The hash randomization issue was already public and associated with Python at the time.

We’re not claiming this int thing is in any way exciting, new, or novel, it was all about context and the decision to keep this one private was primarily because it hadn’t publicly been associated with the Python ecosystem.

Thanks for your pile of links, those are useful context if I ever write up a Retrospective on this.

oscarbenjamin · September 13, 2022, 12:26am

Make your point explicitly rather than vaguely suggesting that I haven’t understood something.

Why not fix security vulnerabilities in the proper place? What exactly is wrong with trying to identify where the unnecessary problems actually are (as I did in my previous comment about json)?
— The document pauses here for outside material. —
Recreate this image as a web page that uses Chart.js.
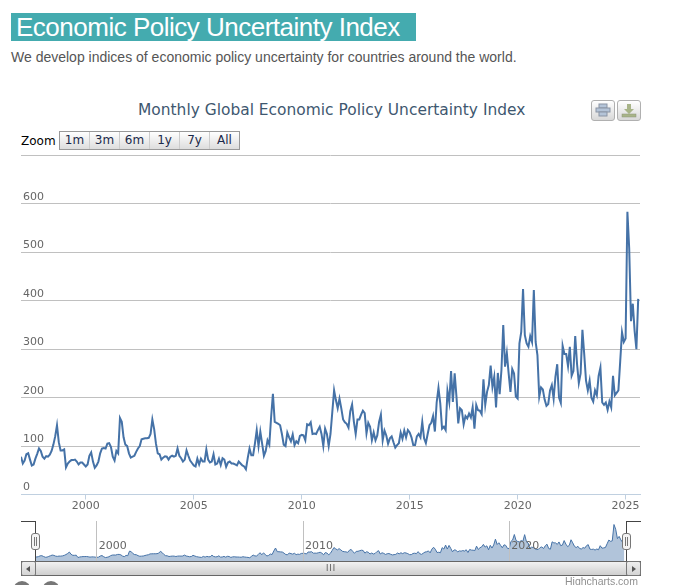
<!DOCTYPE html>
<html>
<head>
<meta charset="utf-8">
<title>Economic Policy Uncertainty Index</title>
<script src="https://cdn.jsdelivr.net/npm/chart.js@4"></script>
<style>
  html, body { margin: 0; padding: 0; background: #fff; overflow: hidden; }
  body { position: relative; width: 682px; height: 585px; }
  .abs { position: absolute; }
  #banner { left: 11px; top: 13px; width: 400px; height: 28px; padding-left: 5px; background: #44abaf; color: #fff;
    font: 26px/28px "Liberation Sans", Arial, sans-serif; letter-spacing: -0.5px; white-space: nowrap; }
  #sub { left: 11px; top: 49px; color: #555; font: 14px/17px "Liberation Sans", Arial, sans-serif; white-space: nowrap; }
  #chartTitle { left: 138px; top: 100px; color: #3e576f; font: 15.45px/20px "DejaVu Sans", sans-serif; white-space: nowrap; }
  .iconBtn { top: 100px; width: 22px; height: 19px; border: 1px solid #b0b0b0; border-radius: 3px;
    background: linear-gradient(#fff, #d8d8d8); }
  #zoomLabel { left: 21px; top: 133px; color: #000; font: 12px/16px "DejaVu Sans", sans-serif; }
  #zoomBox { left: 59px; top: 131px; display: flex; border: 1px solid #999; }
  #zoomBox span { width: 29px; height: 17px; border-left: 1px solid #ccc; background: linear-gradient(#fff, #ddd);
    color: #1b2a4a; font: 12px/17px "DejaVu Sans", sans-serif; text-align: center; }
  #zoomBox span:first-child { border-left: 0; }
  #mainCanvas { left: 0; top: 150px; }
  #navCanvas { left: 0; top: 515px; }
  .mask { background: #444; }
  .handle { top: 533px; width: 7px; height: 15px; background: #f4f4f4; border: 1px solid #777; border-radius: 3px; }
  .handle i { position: absolute; top: 3px; width: 1px; height: 9px; background: #777; }
  #scrollTrack { left: 21px; top: 561px; width: 618px; height: 13px; border: 1px solid #666; background: linear-gradient(#f2f2f2, #cfcfcf); }
  .scrollBtn { top: 561px; width: 13px; height: 13px; border: 1px solid #777; border-radius: 2px; background: linear-gradient(#eee, #d4d4d4); }
  .scrollBtn b { position: absolute; top: 4px; width: 0; height: 0; border-top: 3px solid transparent; border-bottom: 3px solid transparent; }
  #grip { left: 326px; top: 565px; color: #555; font: 8px/8px "DejaVu Sans", sans-serif; letter-spacing: 1px; }
  #credit { left: 565px; top: 575px; color: #909090; font: 10.5px/12px "Liberation Sans", Arial, sans-serif; }
  .dot { top: 581px; width: 18px; height: 18px; border-radius: 50%; background: #777; }
</style>
</head>
<body>
<div id="banner" class="abs">Economic Policy Uncertainty Index</div>
<div id="sub" class="abs">We develop indices of economic policy uncertainty for countries around the world.</div>
<div id="chartTitle" class="abs">Monthly Global Economic Policy Uncertainty Index</div>

<div class="abs iconBtn" style="left:591px">
  <svg width="22" height="19"><rect x="7" y="3" width="8" height="4" fill="#b4c4d8" stroke="#8a94a4"/><rect x="4" y="7" width="14" height="4" fill="#b4c4d8" stroke="#8a94a4"/><rect x="7" y="11" width="8" height="4" fill="#b4c4d8" stroke="#8a94a4"/></svg>
</div>
<div class="abs iconBtn" style="left:617px">
  <svg width="22" height="19"><path d="M9 3h4v5h3l-5 5-5-5h3z" fill="#a8b488"/><rect x="4" y="13" width="14" height="3" fill="#a8b488" stroke="#8a947a" stroke-width=".5"/></svg>
</div>

<div id="zoomLabel" class="abs">Zoom</div>
<div id="zoomBox" class="abs"></div>

<canvas id="mainCanvas" class="abs" width="682" height="370"></canvas>
<canvas id="navCanvas" class="abs" width="682" height="50"></canvas>

<div class="abs mask" style="left:21px;top:521px;width:14px;height:1px"></div>
<div class="abs mask" style="left:35px;top:521px;width:1px;height:40px"></div>
<div class="abs mask" style="left:626px;top:521px;width:15px;height:1px"></div>
<div class="abs mask" style="left:626px;top:521px;width:1px;height:40px"></div>
<div class="abs handle" style="left:31px"><i style="left:2px"></i><i style="left:4px"></i></div>
<div class="abs handle" style="left:622px"><i style="left:2px"></i><i style="left:4px"></i></div>

<div id="scrollTrack" class="abs"></div>
<div class="abs scrollBtn" style="left:21px"><b style="left:4px;border-right:4px solid #555"></b></div>
<div class="abs scrollBtn" style="left:626px"><b style="left:5px;border-left:4px solid #555"></b></div>
<div id="grip" class="abs">III</div>
<div id="credit" class="abs">Highcharts.com</div>
<div class="abs dot" style="left:13px"></div>
<div class="abs dot" style="left:42px"></div>

<script>
const startYear = 1997;
const gepu = [
  78, 64, 70, 83, 85, 72, 60, 62, 74, 84, 95, 90,
  78, 74, 79, 78, 82, 90, 103, 120, 143, 108, 91, 91,
  93, 56, 64, 68, 71, 71, 72, 68, 62, 66, 66, 62,
  58, 62, 80, 87, 68, 55, 60, 68, 85, 95, 96, 95,
  105, 106, 98, 78, 70, 90, 85, 158, 150, 118, 103, 100,
  85, 76, 78, 80, 88, 95, 100, 114, 115, 116, 116, 117,
  125, 155, 135, 105, 85, 83, 72, 76, 79, 78, 72, 78,
  80, 78, 80, 95, 80, 75, 68, 72, 91, 80, 70, 65,
  60, 58, 74, 62, 74, 68, 68, 93, 72, 66, 68, 83,
  62, 64, 74, 61, 75, 72, 57, 66, 68, 64, 64, 62,
  60, 68, 64, 60, 58, 52, 75, 95, 81, 81, 105, 133,
  100, 130, 105, 80, 90, 112, 103, 160, 208, 150, 148, 146,
  143, 125, 103, 100, 128, 118, 110, 124, 102, 110, 106, 121,
  123, 122, 112, 145, 143, 149, 125, 126, 125, 133, 140, 125,
  100, 136, 125, 100, 125, 170, 215, 195, 178, 198, 178, 155,
  149, 146, 138, 172, 186, 150, 125, 155, 155, 165, 173, 168,
  126, 148, 140, 112, 128, 112, 122, 150, 165, 112, 132, 122,
  105, 116, 120, 108, 97, 102, 106, 128, 115, 132, 118, 133,
  128, 118, 102, 102, 120, 125, 118, 150, 116, 106, 125, 143,
  148, 162, 130, 190, 220, 188, 136, 140, 133, 214, 191, 255,
  191, 250, 202, 147, 178, 174, 145, 162, 157, 167, 159, 180,
  136, 185, 174, 173, 166, 238, 185, 212, 226, 266, 222, 243,
  180, 251, 207, 257, 350, 264, 292, 250, 212, 259, 250, 202,
  198, 312, 336, 424, 329, 312, 305, 327, 315, 422, 315, 288,
  202, 221, 217, 196, 183, 187, 215, 226, 198, 243, 269, 200,
  189, 307, 290, 290, 265, 305, 245, 255, 327, 270, 230, 250,
  340, 290, 235, 215, 235, 200, 192, 215, 205, 245, 262, 190,
  185, 190, 175, 192, 180, 245, 205, 210, 215, 275, 335, 315,
  322, 584, 508, 358, 394, 338, 300, 404
];
const yearTicks = [2000, 2005, 2010, 2015, 2020, 2025];
const navYearTicks = [2000, 2010, 2020];
const valueTicks = [0, 100, 200, 300, 400, 500, 600, 700];
const valueLabels = ['0', '100', '200', '300', '400', '500', '600', ''];
const zoomButtons = ['1m', '3m', '6m', '1y', '7y', 'All'];

const xMin = startYear;
const xMax = startYear + gepu.length / 12;
// fecha decimal de cada mes
const puntos = gepu.map((v, i) => ({ x: startYear + i / 12, y: v }));

document.getElementById('zoomBox').innerHTML = zoomButtons.map(b => `<span>${b}</span>`).join('');

new Chart(document.getElementById('mainCanvas'), {
  type: 'line',
  data: {
    datasets: [{
      label: 'Global EPU',
      data: puntos,
      borderColor: '#4572a7',
      borderWidth: 2,
      pointRadius: 0,
      tension: 0
    }]
  },
  options: {
    responsive: false,
    animation: false,
    layout: { padding: { left: 21, right: 42, top: 5.5, bottom: 5.5 } },
    plugins: { legend: { display: false }, title: { display: false }, tooltip: { enabled: false } },
    scales: {
      x: {
        type: 'linear',
        min: xMin,
        max: xMax,
        afterBuildTicks: s => { s.ticks = yearTicks.map(v => ({ value: v })); },
        afterFit: s => { s.height = 20; s.paddingLeft = 0; s.paddingRight = 0; },
        border: { color: '#c0d0e0' },
        grid: { drawOnChartArea: false, drawTicks: true, tickLength: 5, color: '#c0d0e0' },
        ticks: {
          color: '#666',
          font: { family: 'DejaVu Sans', size: 11 },
          padding: 0,
          maxRotation: 0,
          callback: v => String(v)
        }
      },
      y: {
        min: 0,
        max: 700,
        afterBuildTicks: s => { s.ticks = valueTicks.map(v => ({ value: v })); },
        afterFit: s => { s.width = 0; s.paddingTop = 0; s.paddingBottom = 0; },
        border: { display: false },
        grid: { color: '#c0c0c0', drawTicks: false },
        ticks: {
          mirror: true,
          padding: 2,
          labelOffset: -7,
          color: '#666',
          font: { family: 'DejaVu Sans', size: 11 },
          callback: v => valueLabels[valueTicks.indexOf(v)]
        }
      }
    }
  }
});

new Chart(document.getElementById('navCanvas'), {
  type: 'line',
  data: {
    datasets: [{
      label: 'Navigator',
      data: puntos,
      borderColor: '#4572a7',
      borderWidth: 1,
      backgroundColor: 'rgba(69,114,167,0.42)',
      fill: 'origin',
      pointRadius: 0,
      tension: 0
    }]
  },
  options: {
    responsive: false,
    animation: false,
    layout: { padding: { left: 35, right: 56, top: 6, bottom: 4 } },
    plugins: { legend: { display: false }, title: { display: false }, tooltip: { enabled: false } },
    scales: {
      x: {
        type: 'linear',
        min: xMin,
        max: xMax,
        afterBuildTicks: s => { s.ticks = navYearTicks.map(v => ({ value: v })); },
        afterFit: s => { s.height = 0; s.paddingLeft = 0; s.paddingRight = 0; },
        border: { display: false },
        grid: { color: '#c0c0c0', drawTicks: false, z: 1 },
        ticks: {
          z: 2,
          mirror: true,
          color: '#666',
          align: 'start',
          padding: 8,
          labelOffset: 2,
          maxRotation: 0,
          font: { family: 'DejaVu Sans', size: 11 },
          callback: v => String(v)
        }
      },
      y: { display: false, min: 0, max: 640 }
    }
  }
});
</script>
</body>
</html>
Feel free to point to any other implementation of json that has this vulnerability.

I could list lots of things in Python that could be unexpectedly slow. If the only way to make Python “secure” is to globally prevent any of those things from happening then a secure version of Python would probably be useless.

Stefan2 · September 13, 2022, 12:47am

Ruby’s does.

tim.one · September 13, 2022, 12:49am

Define “support” . JSON was definitely not designed by people with numeric experience. The spec is nearly useless. It doesn’t define an integer type, or a floating-point type, just a “number” type, and guarantees nothing about portability - beyond merely noting that the IEEE-754 double floating-point format is widely supported, and so

Note that when such software is used, numbers that are integers and are in the range [-(2**53)+1, (2**53)-1] are interoperable in the sense that implementations will agree exactly on their numeric values.

But that’s not required. Instead:

This specification allows implementations to set limits on the range and precision of numbers accepted.

without guaranteeing any minimums on those limits.

I almost never use JSON myself, but my understanding is that most implementations map JSON “numbers” to IEEE-754 double-precision floats (same as Python’s float type on all major platforms today). Although the JSON “number” syntax doesn’t have possibilities for spelling infinities or NaNs (and the spec itself points that out).

Rosuav · September 13, 2022, 1:32am

So does Pike’s. The JSON standard never says to truncate numbers to double-precision.

oscardssmith · September 13, 2022, 1:42am

On the other hand, JSON is based on Javascript where the only number type is a double. I think it would be very reasonable for a JSON parser to turn any number greater than 1.7976931348623157e308 to Inf.

Rosuav · September 13, 2022, 1:44am

That’s probably because most implementations don’t have arbitrary-precision numeric types. Bigint types are far from universal, and very few languages have bulitin support for arbitrary-precision non-integers, so I can only think of a handful of languages that would even be capable of mapping JSON numbers to a consistent built-in type without loss. Of them, Python (currently) and Pike both do so correctly for integers, but round non-integers to double-precision. PostgreSQL might have support for larger numbers but I haven’t dug into its JSON support enough.

Rosuav · September 13, 2022, 1:45am

Does the spec ever say “must be restricted to what JavaScript can interpret”? From my understanding, the JSON spec merely defines a grammar, and assumes that values will be mapped to whatever the host language can support.